I’d watch people nonchalantly rolling cigarettes just steps from the crossfire. A group of battered young people walking arm in arm, saturated with juice, singing “When the Saints Go Marching In” in imperfect but exuberant English. I’d witness several so-called “baptisms,” in which a first-timer, or an arancieri otherwise perceived to be weak, kneels on the ground while a tight circle of his teammates whips overripe oranges at his face from inches away. “Is that blood?” I’d hear one young man ask another, examining his left ear. “It’s blood orange,” the friend clarified. Though I’d see plenty of actual blood too: crusting under nostrils, catching the sunlight on a dark, puffy lip. And from time to time, whenever the throwers aboard the carriages momentarily ran out of oranges, I’d watch them, one by one, raise their empty palms, remove their leather helmets and make a magnificent gesture of clapping for the arancieri on foot — who, just as graciously, returned their applause. There was a lot I found alarming about the Battle of the Oranges or that made me recoil. But this touched me every time: Everyone throwing and being thrown at, working together to have a good time.
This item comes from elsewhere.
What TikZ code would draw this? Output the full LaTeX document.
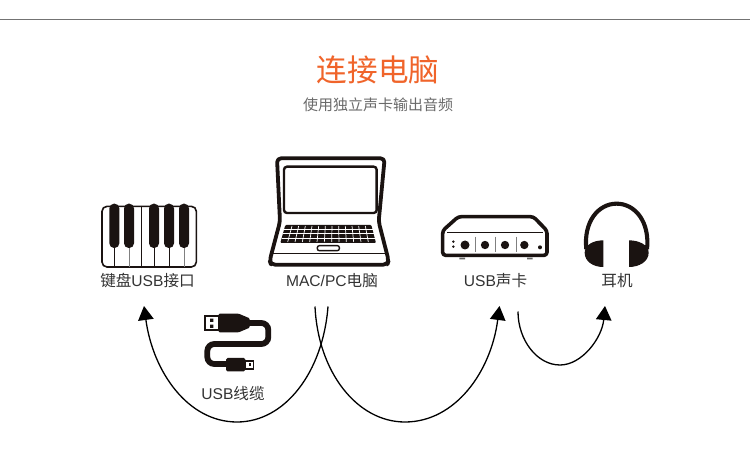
\documentclass[tikz,border=0pt]{standalone}
\usepackage{fontspec}
\setmainfont{Liberation Sans}
\newfontfamily\cjk{Noto Sans CJK SC}
\usetikzlibrary{arrows.meta}
\definecolor{ink}{HTML}{1A1311}
\definecolor{titleor}{HTML}{F0642A}
\definecolor{subg}{HTML}{6A6A6A}
\definecolor{labelg}{HTML}{333333}
\tikzset{
  lab/.style={font=\fontsize{15.6}{15.6}\selectfont, text=labelg, inner sep=0pt, anchor=center},
  arcline/.style={line width=1.3pt, black, -{Triangle[length=14pt,width=15.5pt]}},
  thinline/.style={draw=ink, line width=0.9pt},
  greyline/.style={draw=gray, line width=0.9pt},
}
\begin{document}
\begin{tikzpicture}[x=1pt,y=-1pt]
\useasboundingbox (0,0) rectangle (750,449);
\fill[white] (0,0) rectangle (750,449);
\draw[draw=gray!90!black, line width=1pt] (0,19.5) -- (750,19.5);
\node[inner sep=0pt, text=titleor, font=\fontsize{30.6}{30.6}\selectfont\cjk] (title) at (378,70) {连接电脑};
\node[inner sep=0pt, text=subg, font=\fontsize{15}{15}\selectfont\cjk] (subtitle) at (378,104.5) {使用独立声卡输出音频};

% keyboard
\begin{scope}[shift={(90,150)},scale=1/3]
  \draw[draw=ink, line width=1.6pt, fill=white, rounded corners=5pt] (36,169) rectangle (319,351);
  \draw[thinline] (155,168) -- (155,352);
  \foreach \x in {73,192,237} \draw[thinline] (\x,280) -- (\x,352);
  \foreach \x in {117,282} \draw[greyline] (\x,280) -- (\x,352);
  \foreach \x in {73,117,192,237,282}
    \fill[ink, rounded corners=4.7pt] (\x-15,161) rectangle (\x+15,294);
\end{scope}

% laptop
\begin{scope}[shift={(90,150)},scale=1/3]
  \draw[draw=ink, line width=3.8pt, fill=white, line join=round, rounded corners=4pt]
    (561,25) -- (884,25) -- (866,215) -- (896,332) -- (892,344) -- (543,344) -- (539,332) -- (570,215) -- cycle;
  \draw[draw=ink, line width=2.4pt, rounded corners=3pt] (582,50) rectangle (860,189);
  \fill[ink, rounded corners=1pt] (586,225) -- (844,225) -- (858,279) -- (571,279) -- cycle;
  \foreach \y/\a/\b in {238/582/848,251/578/851,265/575/855}
    \draw[white, line width=0.7pt] (\a,\y) -- (\b,\y);
  \foreach \t in {1,...,12}
    \draw[white, line width=0.7pt] ({586+\t*20},228) -- ({571+\t*22},276);
  \draw[draw=ink, line width=1.4pt, rounded corners=2pt] (682,287) rectangle (748,302);
  \draw[draw=ink, line width=0.9pt] (550,310) -- (885,310);
\end{scope}

% sound card
\begin{scope}[shift={(430,190)},scale=1/3]
  \draw[draw=ink, line width=3.6pt, fill=white, line join=round, rounded corners=3pt]
    (38,122) -- (85,80) -- (310,80) -- (351,122) -- (351,196) -- (38,196) -- cycle;
  \draw[draw=ink, line width=0.8pt] (52,128) -- (338,128);
  \foreach \x in {135,195,258} \draw[greyline] (\x,140) -- (\x,186);
  \foreach \x in {165,225,283} \fill[ink] (\x,165) circle (12.5);
  \fill[ink] (105,165) circle (13.5);
  \fill[ink] (70,155) circle (4) (70,170) circle (4);
  \fill[ink] (330,172) circle (6);
  \fill[gray!80!black] (88,203) rectangle (105,208) (291,203) rectangle (308,208);
\end{scope}

% headphones
\begin{scope}[shift={(430,190)},scale=1/3]
  \draw[draw=ink, line width=4.1pt] (469,178) .. controls (460,95) and (505,41) .. (560,41) .. controls (615,41) and (660,95) .. (651,178);
  \fill[ink] (520,151) .. controls (490,151) and (464,165) .. (464,188) .. controls (464,215) and (490,231) .. (520,231) -- cycle;
  \fill[ink] (597,151) .. controls (627,151) and (656,165) .. (656,188) .. controls (656,215) and (627,231) .. (597,231) -- cycle;
\end{scope}

% usb cable
\begin{scope}[shift={(130,300)},scale=1/3]
  \draw[draw=ink, line width=5.8pt, rounded corners=7pt]
    (350,69) -- (415,69) -- (415,132) -- (232,132) -- (232,192) -- (295,192);
  \fill[ink, rounded corners=1pt] (266,41) -- (326,41) -- (359,55) -- (359,83) -- (326,97) -- (266,97) -- cycle;
  \draw[draw=ink, line width=1.8pt, fill=white] (224,49) rectangle (266,91);
  \fill[ink] (240,56) rectangle (250,66) (240,74) rectangle (250,84);
  \fill[ink, rounded corners=1.5pt] (288,174) rectangle (346,214);
  \draw[draw=ink, line width=1.4pt, fill=white] (346,183) rectangle (370,207);
  \fill[ink] (356,190) rectangle (364,198);
\end{scope}

% labels
\node[lab] (kbd) at (147.5,281) {{\cjk 键盘}USB{\cjk 接口}};
\node[lab] (mac) at (332,281) {MAC/PC{\cjk 电脑}};
\node[lab] (card) at (495.5,281) {USB{\cjk 声卡}};
\node[lab] (phones) at (617,281) {{\cjk 耳机}};
\node[lab] (cable) at (233,394) {USB{\cjk 线缆}};

% connector ends
\coordinate (kbdin) at (144,306);
\coordinate (macoutA) at (328,306.5);
\coordinate (macoutB) at (315,306.5);
\coordinate (cardin) at (499.5,306);
\coordinate (cardout) at (518,311.5);
\coordinate (phonesin) at (605,306);

\draw[arcline] (macoutA) .. controls (323,372) and (285,422) .. (237,422) .. controls (188,422) and (153,372) .. (kbdin);
\draw[arcline] (macoutB) .. controls (318,372) and (357,422) .. (405,422) .. controls (455,422) and (491,372) .. (cardin);
\draw[arcline] (cardout) .. controls (518,340) and (537,365) .. (560,365) .. controls (582,365) and (602,338) .. (phonesin);
\end{tikzpicture}
\end{document}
That said, even minutes into that first skirmish in the Borghetto, I truly couldn’t imagine how everyone could keep it up for three more hours, then do it all again for two more days. The emotions being unleashed, the outpouring of ferocity mixed with joy, seemed unsustainable — a once-in-a-lifetime rush. Besides, the ground was already covered in an electric yellow mash. The juice bled out. The slurry congealed. Soon there would be three to four inches of it carpeting Ivrea’s piazzas end to end, mounds and streaks all over the adjoining streets. It was enough to suction your boots in place if you stood in it too long, enough to close a school district, if the oranges were snow. And when you put your foot down into it, it burped upward like a simmering marinara and splotched the ankles of your pants.
This material turned gray, then brown, in the afternoon air, all while other, fresher oranges kept exploding off foreheads, faces, cheeks and chests and touching down. At any given moment, you’d see bright, recognizable chunks of citrus smushed in at the surface of the mess. It looked exactly like vomit. It looked as if the city itself had thrown up. And somewhere in there, surely, were also pockets of manure from the horses, which, held stationary at the center of the battles, could be seen baring their teeth, then taking a crap.
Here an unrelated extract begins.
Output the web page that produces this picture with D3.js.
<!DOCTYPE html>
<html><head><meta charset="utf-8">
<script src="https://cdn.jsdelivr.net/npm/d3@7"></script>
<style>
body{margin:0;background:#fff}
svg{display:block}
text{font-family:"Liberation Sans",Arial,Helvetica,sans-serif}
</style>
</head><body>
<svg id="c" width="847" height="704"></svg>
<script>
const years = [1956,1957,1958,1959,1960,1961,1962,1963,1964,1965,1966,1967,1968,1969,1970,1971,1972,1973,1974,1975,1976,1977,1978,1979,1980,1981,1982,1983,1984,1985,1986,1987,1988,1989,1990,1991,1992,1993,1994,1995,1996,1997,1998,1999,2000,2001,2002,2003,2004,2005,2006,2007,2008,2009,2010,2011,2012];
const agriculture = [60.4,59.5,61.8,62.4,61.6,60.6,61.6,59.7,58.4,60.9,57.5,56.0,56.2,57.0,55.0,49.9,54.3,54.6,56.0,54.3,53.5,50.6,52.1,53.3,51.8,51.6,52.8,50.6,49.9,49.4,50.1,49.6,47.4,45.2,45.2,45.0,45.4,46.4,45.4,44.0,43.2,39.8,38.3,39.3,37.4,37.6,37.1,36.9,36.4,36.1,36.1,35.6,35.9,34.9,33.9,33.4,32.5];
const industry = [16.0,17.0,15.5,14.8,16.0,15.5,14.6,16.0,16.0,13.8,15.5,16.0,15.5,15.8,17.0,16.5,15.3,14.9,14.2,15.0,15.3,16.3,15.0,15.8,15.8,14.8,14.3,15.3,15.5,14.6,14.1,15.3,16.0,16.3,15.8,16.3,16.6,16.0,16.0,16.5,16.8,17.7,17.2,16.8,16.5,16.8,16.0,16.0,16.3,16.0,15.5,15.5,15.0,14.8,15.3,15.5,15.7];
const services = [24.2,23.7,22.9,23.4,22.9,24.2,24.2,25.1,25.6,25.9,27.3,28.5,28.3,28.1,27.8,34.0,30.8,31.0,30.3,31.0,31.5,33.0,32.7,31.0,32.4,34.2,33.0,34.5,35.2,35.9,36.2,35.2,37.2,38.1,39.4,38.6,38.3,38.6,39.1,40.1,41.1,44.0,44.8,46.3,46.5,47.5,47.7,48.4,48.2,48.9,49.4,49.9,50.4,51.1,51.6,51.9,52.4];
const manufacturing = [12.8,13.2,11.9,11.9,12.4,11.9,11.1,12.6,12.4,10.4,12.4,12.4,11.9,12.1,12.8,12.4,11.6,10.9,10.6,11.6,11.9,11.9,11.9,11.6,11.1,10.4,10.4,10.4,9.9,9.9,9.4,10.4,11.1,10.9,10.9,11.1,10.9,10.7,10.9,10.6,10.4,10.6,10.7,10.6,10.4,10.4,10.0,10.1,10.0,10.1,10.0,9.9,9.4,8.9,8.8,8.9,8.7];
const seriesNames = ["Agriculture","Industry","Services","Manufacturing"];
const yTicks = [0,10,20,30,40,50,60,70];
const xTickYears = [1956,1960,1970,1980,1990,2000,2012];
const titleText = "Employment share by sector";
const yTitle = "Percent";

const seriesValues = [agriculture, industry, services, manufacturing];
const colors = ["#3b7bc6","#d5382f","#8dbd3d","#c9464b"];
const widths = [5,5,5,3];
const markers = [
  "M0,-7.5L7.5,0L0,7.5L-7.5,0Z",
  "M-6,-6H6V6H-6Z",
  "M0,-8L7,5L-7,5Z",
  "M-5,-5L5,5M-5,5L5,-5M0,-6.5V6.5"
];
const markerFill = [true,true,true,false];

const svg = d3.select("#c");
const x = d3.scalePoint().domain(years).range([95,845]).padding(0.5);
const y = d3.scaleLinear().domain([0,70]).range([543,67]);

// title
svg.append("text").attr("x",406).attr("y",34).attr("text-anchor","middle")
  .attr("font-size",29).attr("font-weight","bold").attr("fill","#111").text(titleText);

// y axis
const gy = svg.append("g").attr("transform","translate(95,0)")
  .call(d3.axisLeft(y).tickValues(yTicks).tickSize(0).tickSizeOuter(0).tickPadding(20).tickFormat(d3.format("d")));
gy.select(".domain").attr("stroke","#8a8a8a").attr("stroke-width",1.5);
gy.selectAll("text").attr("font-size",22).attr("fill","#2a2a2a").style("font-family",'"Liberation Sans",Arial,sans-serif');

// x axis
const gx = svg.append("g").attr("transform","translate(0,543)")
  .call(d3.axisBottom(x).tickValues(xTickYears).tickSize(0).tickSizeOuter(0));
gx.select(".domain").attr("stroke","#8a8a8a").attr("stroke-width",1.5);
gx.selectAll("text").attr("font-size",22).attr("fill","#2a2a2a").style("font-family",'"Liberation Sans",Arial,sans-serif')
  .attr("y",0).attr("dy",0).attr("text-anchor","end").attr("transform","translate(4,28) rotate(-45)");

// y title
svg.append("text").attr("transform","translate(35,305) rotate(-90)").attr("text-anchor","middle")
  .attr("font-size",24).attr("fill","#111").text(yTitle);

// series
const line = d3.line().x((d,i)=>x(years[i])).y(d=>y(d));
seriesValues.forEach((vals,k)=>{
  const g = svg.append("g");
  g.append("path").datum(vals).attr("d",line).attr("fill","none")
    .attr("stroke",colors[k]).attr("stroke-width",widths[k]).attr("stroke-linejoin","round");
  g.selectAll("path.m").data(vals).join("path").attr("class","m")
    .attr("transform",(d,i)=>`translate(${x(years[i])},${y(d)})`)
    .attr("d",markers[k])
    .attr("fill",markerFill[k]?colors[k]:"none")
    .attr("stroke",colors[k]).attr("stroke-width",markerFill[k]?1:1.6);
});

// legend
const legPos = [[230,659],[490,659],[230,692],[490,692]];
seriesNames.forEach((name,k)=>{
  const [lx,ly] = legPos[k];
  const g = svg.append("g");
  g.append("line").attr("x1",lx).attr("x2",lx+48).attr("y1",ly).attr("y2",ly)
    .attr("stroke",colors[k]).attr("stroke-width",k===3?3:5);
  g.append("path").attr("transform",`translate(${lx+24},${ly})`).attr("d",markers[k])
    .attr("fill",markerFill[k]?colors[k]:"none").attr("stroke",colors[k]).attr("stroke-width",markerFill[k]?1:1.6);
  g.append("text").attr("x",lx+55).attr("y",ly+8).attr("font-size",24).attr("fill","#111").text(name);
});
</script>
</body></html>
This was the muck that Ivrea’s street-cleaning machinery would be left to confront, three evenings straight. And though the heroic little brush-trucks succeeded in sucking up the bulk of it, they couldn’t clean everything. They compressed the remnants into the channels between the cobblestones and left a colorless scum coating the surface of the town. It was superslick. Many people — delicate-looking older people, mothers with infants strapped to their chests — tread carefully without complaint. Others took running starts, turned sideways and enjoyed the ride.